Device: <GeForce GTX 1070> canMapHostMemory: Yes
> CUDA Capable: SM 6.1 hardware
> 14 Multiprocessor(s) x 128 (Cores/Multiprocessor) = 1792 (Cores)
> scale_factor = 1.0000
> array_size   = 16777216

> Using CPU/GPU Device Synchronization method (cudaDeviceScheduleAuto)
> mmap() allocating 64.00 Mbytes (generic page-aligned system memory)
> cudaHostRegister() registering 64.00 Mbytes of generic allocated system memory
CUDA error at simpleStreams.cu:116 code=30(cudaErrorUnknown) "cudaHostRegister(*ppAligned_a, nbytes, cudaHostRegisterMapped)"

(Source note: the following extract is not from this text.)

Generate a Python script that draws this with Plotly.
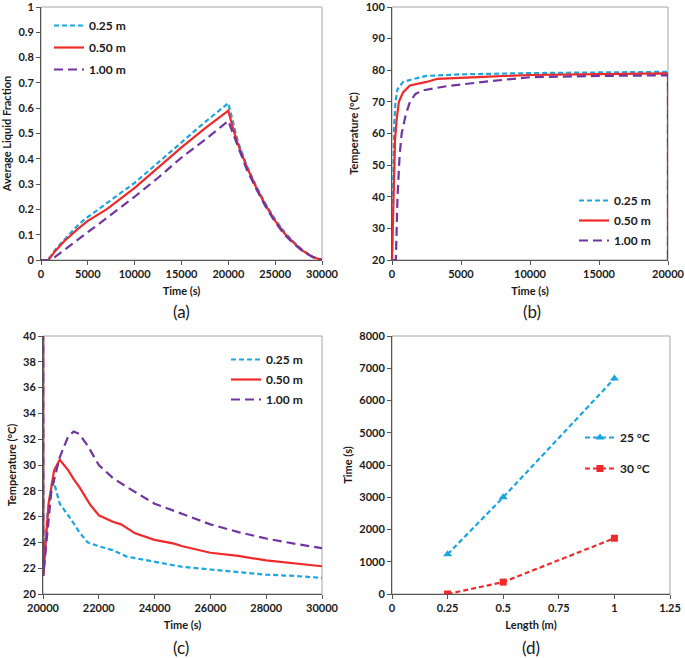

if I make one of the GPU’s invisible it works on either one of them.
GTX 980 Ti:

duadsf00020:~/NVIDIA_CUDA-8.0_Samples/0_Simple/simpleStreams$ export CUDA_VISIBLE_DEVICES=1,-1,0
duadsf00020:~/NVIDIA_CUDA-8.0_Samples/0_Simple/simpleStreams$ ./simpleStreams 
[ simpleStreams ]

Device synchronization method set to = 0 (Automatic Blocking)
Setting reps to 100 to demonstrate steady state

> GPU Device 0: "GeForce GTX 980 Ti" with compute capability 5.2

Device: <GeForce GTX 980 Ti> canMapHostMemory: Yes
> CUDA Capable: SM 5.2 hardware
> 22 Multiprocessor(s) x 128 (Cores/Multiprocessor) = 2816 (Cores)
> scale_factor = 1.0000
> array_size   = 16777216

> Using CPU/GPU Device Synchronization method (cudaDeviceScheduleAuto)
> mmap() allocating 64.00 Mbytes (generic page-aligned system memory)
> cudaHostRegister() registering 64.00 Mbytes of generic allocated system memory

Starting Test
memcopy:        5.12
kernel:         3.02
non-streamed:   7.95
4 streams:      5.30
-------------------------------

Or the other one, GTX 1070:

duadsf00020:~/NVIDIA_CUDA-8.0_Samples/0_Simple/simpleStreams$ export CUDA_VISIBLE_DEVICES=0,-1,1
duadsf00020:~/NVIDIA_CUDA-8.0_Samples/0_Simple/simpleStreams$ ./simpleStreams 
[ simpleStreams ]

Device synchronization method set to = 0 (Automatic Blocking)
Setting reps to 100 to demonstrate steady state

> GPU Device 0: "GeForce GTX 1070" with compute capability 6.1

Device: <GeForce GTX 1070> canMapHostMemory: Yes
> CUDA Capable: SM 6.1 hardware
> 14 Multiprocessor(s) x 128 (Cores/Multiprocessor) = 1792 (Cores)
> scale_factor = 1.0000
> array_size   = 16777216

> Using CPU/GPU Device Synchronization method (cudaDeviceScheduleAuto)
> mmap() allocating 64.00 Mbytes (generic page-aligned system memory)
> cudaHostRegister() registering 64.00 Mbytes of generic allocated system memory

Starting Test
memcopy:        5.13
kernel:         2.62
non-streamed:   7.58
4 streams:      5.27
-------------------------------

Hence I can rule out any compilation or implementation errors within our project.

Any ideas?

Could you please try a 375 driver? There was a bug in the previous drivers for host register on multi GPU configurations.

http://www.nvidia.com/download/driverResults.aspx/111596/en-us

thank you, that solved it.

Should have tried this driver first. I was not yet aware of any cudaHostRegister bug in the previous drivers.